Holly Tornheim: And to actually have a way of having local people be able to work on the school as employees, there needed to be a guild – a union – that would then have people who, through it, would bargain to set a [base wage rate].

Jon Klingelhofer: So The Ridge Guild got formed basically to establish a labor organization to build the school. And it was, you know, all the local yokels, all the local builders.

Jeff Gold: I think that’s how people thought of their work as being rooted in the tradition of craft guilds.

Jon Klingelhofer: And I somehow got assigned the task of collective bargaining agent for The Ridge Guild. [Since it was] a prevailing wage job, [the contractor] had to pay what the prevailing wage was in the area, which is usually union scale. And so we formed this guild, which was like a labor organization, and established the rate at $2.50 an hour.

Bruce Boyd: The Ridge Guild started signing up people.

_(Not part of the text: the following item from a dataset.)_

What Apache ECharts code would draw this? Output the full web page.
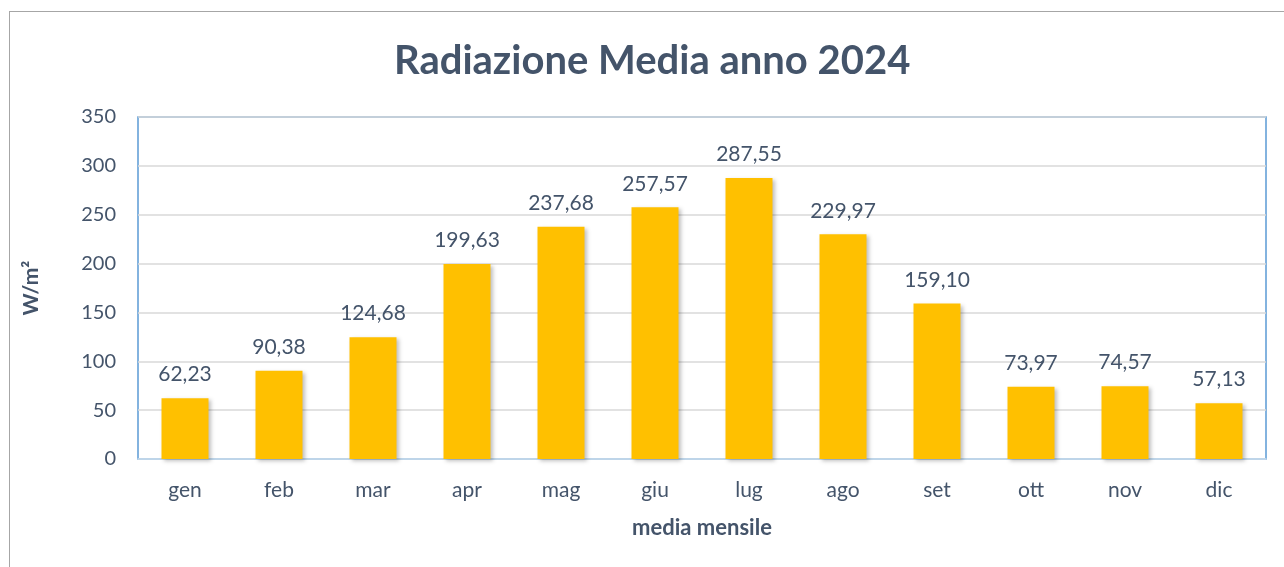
<!DOCTYPE html>
<html>
<head>
<meta charset="utf-8">
<script src="https://cdn.jsdelivr.net/npm/echarts@6/dist/echarts.min.js"></script>
<style>
  html, body { margin: 0; padding: 0; background: #fff; overflow: hidden; }
  #frame {
    position: absolute; left: 9px; top: 11px; width: 1290px; height: 570px;
    border-left: 1.5px solid #A6A6A6; border-top: 1.5px solid #A6A6A6;
  }
  #chart { position: absolute; left: 0; top: 0; width: 1284px; height: 567px; }
</style>
</head>
<body>
<div id="frame"></div>
<div id="chart"></div>
<script>
// mesi e valori medi (W/m²)
const months = ['gen', 'feb', 'mar', 'apr', 'mag', 'giu', 'lug', 'ago', 'set', 'ott', 'nov', 'dic']
const radiation = [62.23, 90.38, 124.68, 199.63, 237.68, 257.57, 287.55, 229.97, 159.10, 73.97, 74.57, 57.13]

const textColor = '#44546A'
const font = 'Lato, "Open Sans", sans-serif'

const chart = echarts.init(document.getElementById('chart'))

chart.setOption({
  animation: false,
  textStyle: { fontFamily: font },
  title: {
    text: 'Radiazione Media anno 2024',
    left: 389,
    top: 36,
    textStyle: { fontSize: 40, fontWeight: 'bold', color: textColor, fontFamily: font },
  },
  grid: {
    left: 138,
    right: 18,
    top: 117,
    bottom: 108,
    show: true,
    borderColor: '#5B9BD5',
    borderWidth: 1.5,
  },
  xAxis: {
    type: 'category',
    data: months,
    name: 'media mensile',
    nameLocation: 'middle',
    nameGap: 58,
    nameTextStyle: { fontSize: 22, fontWeight: 'bold', color: textColor },
    axisLine: { lineStyle: { color: '#BDD7EE', width: 1.5 } },
    axisTick: { show: false },
    axisLabel: { fontSize: 21, color: textColor, margin: 21 },
  },
  yAxis: {
    type: 'value',
    min: 0,
    max: 350,
    interval: 50,
    name: 'W/m²',
    nameLocation: 'middle',
    nameGap: 96,
    nameTextStyle: { fontSize: 21, fontWeight: 'bold', color: textColor },
    axisLine: { show: false },
    axisTick: { show: false },
    axisLabel: { fontSize: 20, color: textColor, margin: 22 },
    splitLine: { lineStyle: { color: '#D9D9D9', width: 1.5 } },
  },
  series: [
    {
      type: 'bar',
      data: radiation,
      barWidth: '50%',
      itemStyle: {
        color: '#FFC000',
        shadowBlur: 4,
        shadowColor: 'rgba(0,0,0,0.25)',
        shadowOffsetX: 2,
        shadowOffsetY: 2,
      },
      label: {
        show: true,
        position: 'top',
        distance: 13,
        fontSize: 21,
        color: textColor,
        formatter: (p) => p.value.toFixed(2).replace('.', ','),
      },
    },
  ],
})
</script>
</body>
</html>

People joined the Guild as a craftsperson, and then we could hire them as craftspeople. [Ed. note: Shady Creek Construction Company still retained the right to hire employees who were not members of the Guild and to pay rates higher than the base prevailing wage.]

Steve Winkel: So it was basically a non-union job, but it was done in strict accordance with what the state law requires. In that sense, there was nothing illegal or devious about what was done, but it was certainly not the standard issue school construction job.

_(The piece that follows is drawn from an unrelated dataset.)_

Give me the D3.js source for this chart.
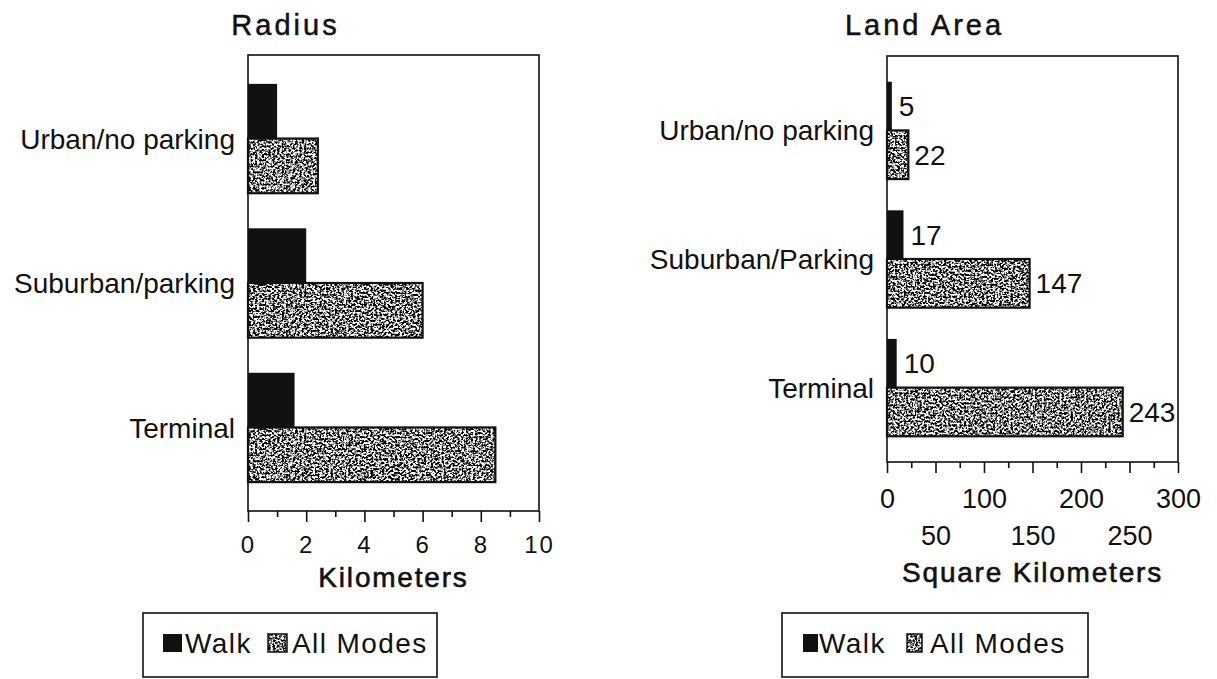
<!DOCTYPE html>
<meta charset="utf-8">
<script src="https://d3js.org/d3.v7.min.js"></script>
<style>
  body { margin: 0; background: #fff; }
  text { font-family: "Liberation Sans", Arial, sans-serif; fill: #111; }
</style>

<div id="chart"></div>

<script>
// data
var series = ["Walk", "All Modes"];

var radiusCats = ["Urban/no parking", "Suburban/parking", "Terminal"];
var radiusWalk = [1.0, 2.0, 1.6];
var radiusAll = [2.4, 6.0, 8.5];
var radiusMajor = [0, 2, 4, 6, 8, 10];
var radiusMinor = [1, 3, 5, 7, 9];

var areaCats = ["Urban/no parking", "Suburban/Parking", "Terminal"];
var areaWalk = [5, 17, 10];
var areaAll = [22, 147, 243];
var areaMajor = [0, 50, 100, 150, 200, 250, 300];
var areaMinor = [25, 75, 125, 175, 225, 275];

var svg = d3.select("#chart")
  .append("svg")
    .attr("width", 1217)
    .attr("height", 679);

// speckled halftone look for the "All Modes" bars
var defs = svg.append("defs");
var f = defs.append("filter")
  .attr("id", "stipple")
  .attr("x", 0).attr("y", 0).attr("width", 1).attr("height", 1)
  .attr("color-interpolation-filters", "sRGB");
f.append("feTurbulence")
  .attr("type", "fractalNoise")
  .attr("baseFrequency", "0.45 0.5")
  .attr("numOctaves", 3)
  .attr("seed", 11)
  .attr("result", "noise");
f.append("feColorMatrix")
  .attr("in", "noise")
  .attr("type", "matrix")
  .attr("values", "0 0 0 0 0  0 0 0 0 0  0 0 0 0 0  -5 0 0 0 3.0")
  .attr("result", "ink");
f.append("feFlood").attr("flood-color", "#fff").attr("result", "paper");
f.append("feComposite").attr("in", "ink").attr("in2", "paper").attr("operator", "over").attr("result", "tex");
f.append("feComposite").attr("in", "tex").attr("in2", "SourceGraphic").attr("operator", "in");

function panel(o) {
  var g = svg.append("g");

  var x = d3.scaleLinear().domain(o.domain).range([o.left, o.right]);
  var y = d3.scaleBand().domain(o.cats).range([o.top, o.bottom])
    .paddingInner(0.243).paddingOuter(0.2);
  var ys = d3.scaleBand().domain(series).range([0, y.bandwidth()]);

  var rows = o.cats.map(function(c, i) {
    return {cat: c, walk: o.walk[i], all: o.all[i]};
  });

  // plot frame
  g.append("rect")
    .attr("x", o.left).attr("y", o.top)
    .attr("width", o.right - o.left).attr("height", o.bottom - o.top)
    .attr("fill", "none").attr("stroke", "#111").attr("stroke-width", 1.6);

  var grp = g.selectAll(".grp")
    .data(rows)
    .enter()
    .append("g")
      .attr("transform", function(d) { return "translate(0," + y(d.cat) + ")"; });

  grp.append("rect")
    .attr("x", x(0))
    .attr("y", ys("Walk"))
    .attr("width", function(d) { return x(d.walk) - x(0); })
    .attr("height", ys.bandwidth())
    .attr("fill", "#111");

  grp.append("rect")
    .attr("x", x(0))
    .attr("y", ys("All Modes"))
    .attr("width", function(d) { return x(d.all) - x(0); })
    .attr("height", ys.bandwidth())
    .attr("fill", "#fff")
    .attr("filter", "url(#stipple)");

  grp.append("rect")
    .attr("x", x(0))
    .attr("y", ys("All Modes"))
    .attr("width", function(d) { return x(d.all) - x(0); })
    .attr("height", ys.bandwidth())
    .attr("fill", "none")
    .attr("stroke", "#111")
    .attr("stroke-width", 2.2);

  if (o.showValues) {
    grp.append("text")
      .attr("x", function(d) { return x(d.walk) + 7; })
      .attr("y", ys("Walk") + ys.bandwidth() / 2)
      .attr("dy", "0.36em")
      .style("font-size", "28px")
      .text(function(d) { return d.walk; });
    grp.append("text")
      .attr("x", function(d) { return x(d.all) + 6; })
      .attr("y", ys("All Modes") + ys.bandwidth() / 2)
      .attr("dy", "0.36em")
      .style("font-size", "28px")
      .text(function(d) { return d.all; });
  }

  // category labels
  g.selectAll(".cat")
    .data(o.cats)
    .enter()
    .append("text")
      .attr("x", o.left - 13)
      .attr("y", function(d) { return y(d) + y.bandwidth() / 2; })
      .attr("dy", "0.36em")
      .style("text-anchor", "end")
      .style("font-size", "28px")
      .text(function(d) { return d; });

  // x axis: minor + major ticks
  var minor = g.append("g")
    .attr("transform", "translate(0," + o.bottom + ")")
    .call(d3.axisBottom(x).tickValues(o.minor).tickSize(6).tickFormat(""));
  minor.select(".domain").remove();
  minor.selectAll("line").attr("stroke", "#111").attr("stroke-width", 1.6);

  var major = g.append("g")
    .attr("transform", "translate(0," + o.bottom + ")")
    .call(d3.axisBottom(x).tickValues(o.major).tickSize(11));
  major.select(".domain").remove();
  major.selectAll("line").attr("stroke", "#111").attr("stroke-width", 1.6);
  major.selectAll("text")
    .attr("fill", "#111")
    .attr("font-family", null)
    .style("font-size", o.tickFont + "px")
    .style("letter-spacing", o.tickSpacing + "px")
    .attr("dy", 0)
    .attr("y", function(d, i) { return o.rowY[i % o.rowY.length]; });

  // axis title
  g.append("text")
    .attr("x", (o.left + o.right) / 2)
    .attr("y", o.axisTitleY)
    .style("text-anchor", "middle")
    .style("font-size", "28px")
    .style("letter-spacing", "1.8px")
    .style("stroke", "#111")
    .style("stroke-width", "0.6px")
    .text(o.axisTitle);

  // chart title
  g.append("text")
    .attr("x", (o.left + o.right) / 2 - 108)
    .attr("y", 35)
    .style("text-anchor", "middle")
    .style("font-size", "29px")
    .style("letter-spacing", "3px")
    .style("stroke", "#111")
    .style("stroke-width", "0.5px")
    .text(o.title);
}

function legend(o) {
  var g = svg.append("g");
  g.append("rect")
    .attr("x", o.x).attr("y", o.y).attr("width", o.w).attr("height", o.h)
    .attr("fill", "#fff").attr("stroke", "#111").attr("stroke-width", 1.6);

  series.forEach(function(s, i) {
    var sw = g.append("rect")
      .attr("x", o.sw[i]).attr("y", o.y + 21)
      .attr("width", o.swW).attr("height", 18);
    if (s == "Walk") {
      sw.attr("fill", "#111");
    } else {
      sw.attr("fill", "#fff").attr("filter", "url(#stipple)");
      g.append("rect")
        .attr("x", o.sw[i]).attr("y", o.y + 21)
        .attr("width", o.swW).attr("height", 18)
        .attr("fill", "none").attr("stroke", "#111").attr("stroke-width", 1.5);
    }
    g.append("text")
      .attr("x", o.tx[i])
      .attr("y", o.y + 40)
      .style("font-size", "28px")
      .style("letter-spacing", "1.4px")
      .text(s);
  });
}

panel({
  title: "Radius", axisTitle: "Kilometers",
  cats: radiusCats, walk: radiusWalk, all: radiusAll,
  domain: [0, 10], major: radiusMajor, minor: radiusMinor,
  left: 248, right: 539, top: 55, bottom: 511,
  tickFont: 24, tickSpacing: 2, rowY: [42], axisTitleY: 587, showValues: false
});

panel({
  title: "Land Area", axisTitle: "Square Kilometers",
  cats: areaCats, walk: areaWalk, all: areaAll,
  domain: [0, 300], major: areaMajor, minor: areaMinor,
  left: 887, right: 1178, top: 56, bottom: 462,
  tickFont: 27, tickSpacing: 0, rowY: [46, 83], axisTitleY: 582, showValues: true
});

legend({x: 143, y: 613, w: 294, h: 64, swW: 19, sw: [163, 268], tx: [185, 292]});
legend({x: 782, y: 613, w: 306, h: 64, swW: 15, sw: [803, 907], tx: [819, 930]});
</script>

Holly Tornheim: [Everyone] worked for a lot less than union wages, but one of the problems was there weren’t union jobs in the area. The unions who were down in the Valley were not interested in signing people up from up here to be members of the union. They wanted their people who were already in the union to be able to come up and work. [But] one of the major ideas behind the building of the school was to build it using local labor and materials, sub-contractors also, as much as possible. And there really wasn’t a way of doing that, combining both those things together.

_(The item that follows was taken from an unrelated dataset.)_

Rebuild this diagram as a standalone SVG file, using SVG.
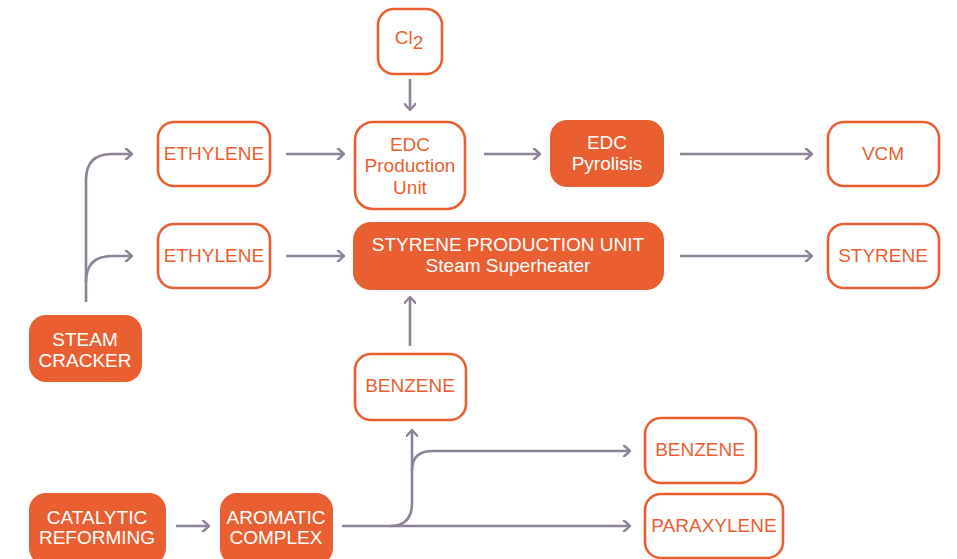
<svg xmlns="http://www.w3.org/2000/svg" width="957" height="559" viewBox="0 0 957 559">
<defs>
<marker id="ah" viewBox="0 0 12 12" refX="11" refY="6" markerWidth="12" markerHeight="12" markerUnits="userSpaceOnUse" orient="auto">
<path d="M5 0.5 L11 6 L5 11.5" fill="none" stroke="#8E8299" stroke-width="2.4" stroke-linecap="round" stroke-linejoin="round"/>
</marker>
<style>
.o{fill:#fff;stroke:#EA5F32;stroke-width:2.6}
.f{fill:#EA5F32;stroke:none}
.to{fill:#EA5F32;font-family:"Liberation Sans",Arial,sans-serif;font-size:19px;text-anchor:middle}
.tf{fill:#fff;font-family:"Liberation Sans",Arial,sans-serif;font-size:19px;text-anchor:middle}
.c{fill:none;stroke:#8E8299;stroke-width:2.6;marker-end:url(#ah)}
</style>
</defs>
<rect width="957" height="559" fill="#fff"/>
<g id="connectors">
<path class="c" d="M410 79 V110"/>
<path class="c" d="M286 154 H344"/>
<path class="c" d="M286 256 H344"/>
<path class="c" d="M484 154 H540"/>
<path class="c" d="M680 154 H812"/>
<path class="c" d="M680 256 H812"/>
<path class="c" d="M86 302 V180 Q86 154 112 154 H132"/>
<path class="c" d="M86 282 Q86 256 112 256 H132"/>
<path class="c" d="M410 346 V297"/>
<path class="c" d="M176 526 H209"/>
<path class="c" d="M342 526 H630"/>
<path class="c" d="M390 526 Q412 526 412 503 V430"/>
<path class="c" d="M412 470 Q412 451 433 451 H630"/>
</g>
<g id="cl2"><rect class="o" x="378" y="9" width="64" height="65" rx="16"/><text class="to" x="409" y="44" font-size="21">Cl<tspan dy="5">2</tspan></text></g>
<g id="ethylene1"><rect class="o" x="158" y="122" width="112" height="64" rx="16"/><text class="to" x="214" y="160">ETHYLENE</text></g>
<g id="ethylene2"><rect class="o" x="158" y="224" width="112" height="64" rx="16"/><text class="to" x="214" y="262">ETHYLENE</text></g>
<g id="edc-production"><rect class="o" x="355" y="122" width="110" height="87" rx="18"/><text class="to" x="410" y="151">EDC</text><text class="to" x="410" y="172">Production</text><text class="to" x="410" y="194">Unit</text></g>
<g id="edc-pyrolisis"><rect class="f" x="550" y="120" width="114" height="67" rx="17"/><text class="tf" x="607" y="149">EDC</text><text class="tf" x="607" y="170">Pyrolisis</text></g>
<g id="vcm"><rect class="o" x="828" y="122" width="111" height="64" rx="16"/><text class="to" x="883" y="160">VCM</text></g>
<g id="styrene-unit"><rect class="f" x="353" y="222" width="311" height="68" rx="18"/><text class="tf" x="508" y="251">STYRENE PRODUCTION UNIT</text><text class="tf" x="508" y="272">Steam Superheater</text></g>
<g id="styrene"><rect class="o" x="828" y="224" width="111" height="64" rx="16"/><text class="to" x="883" y="262">STYRENE</text></g>
<g id="steam-cracker"><rect class="f" x="29" y="315" width="113" height="67" rx="17"/><text class="tf" x="85" y="346">STEAM</text><text class="tf" x="85" y="367">CRACKER</text></g>
<g id="benzene-mid"><rect class="o" x="355" y="354" width="111" height="66" rx="16"/><text class="to" x="410" y="392">BENZENE</text></g>
<g id="catalytic"><rect class="f" x="29" y="493" width="137" height="72" rx="17"/><text class="tf" x="97" y="524">CATALYTIC</text><text class="tf" x="97" y="544">REFORMING</text></g>
<g id="aromatic"><rect class="f" x="220" y="493" width="113" height="72" rx="17"/><text class="tf" x="276" y="524">AROMATIC</text><text class="tf" x="276" y="544">COMPLEX</text></g>
<g id="benzene-right"><rect class="o" x="645" y="418" width="111" height="65" rx="16"/><text class="to" x="700" y="456">BENZENE</text></g>
<g id="paraxylene"><rect class="o" x="645" y="494" width="138" height="64" rx="16"/><text class="to" x="714" y="532">PARAXYLENE</text></g>
</svg>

Bruce Boyd: We were being noticed by [local material suppliers]. … You know, I support unions, but we were breaking the union’s hold on public works. So it was a big deal. It was a very big deal in Sacramento.

Steve Winkel: The union contractors and the carpenters’ union and laborers [union] were all over this job. They did not want this project to become a precedent for doing things other than sort of a standard way, which is union wages and union labor.

Doc Dachtler: But it wasn’t like this was gonna be some kind of a whirlwind upwelling [where we’d] march across the country and suddenly everybody was gonna be building their own schools. That wasn’t gonna happen. Let’s face it. It was just a unique set of circumstances.

Steve Winkel: So there were a lot of difficulties in getting material deliveries and particularly things like concrete, which is typically made at the batch plant and then delivered by union labor drivers to a job site. And a lot of deliveries couldn’t or wouldn’t be made because the construction company was not a “union shop.”

Bruce Boyd: And we got a visit from the carpenter’s [union] – from Sacramento. [They] said, “you guys need to go and hire your carpenters out of Sacramento.” And we said, “Well, we have a provision in our contract that we have to hire local labor and use local materials. And here it is.” And he responded by saying, “well, public works is union work.” And we said, “well, we’ve got some really good carpenters here, can they come down and join the union?” And he said, “No.” At that point, we went back to the School Board – basically we were stuck between a rock and a hard place. And that’s when the community said, “No, this is our school – we want to build our school.” People within the community came to us saying, we want to build our school. So we [told the unions]: “Sorry, we’re going to continue, we’re going to follow our contract.” And they said, “Well, we’re going to strike you.”

Shelley Spalding: So that was the impetus for the Teamster strike of the concrete trucks coming to the School District to pour the concrete foundation. So they actually boycotted the school to keep us from having concrete deliveries. And that was when we said, “Okay, we’re gonna have to do this ourselves.”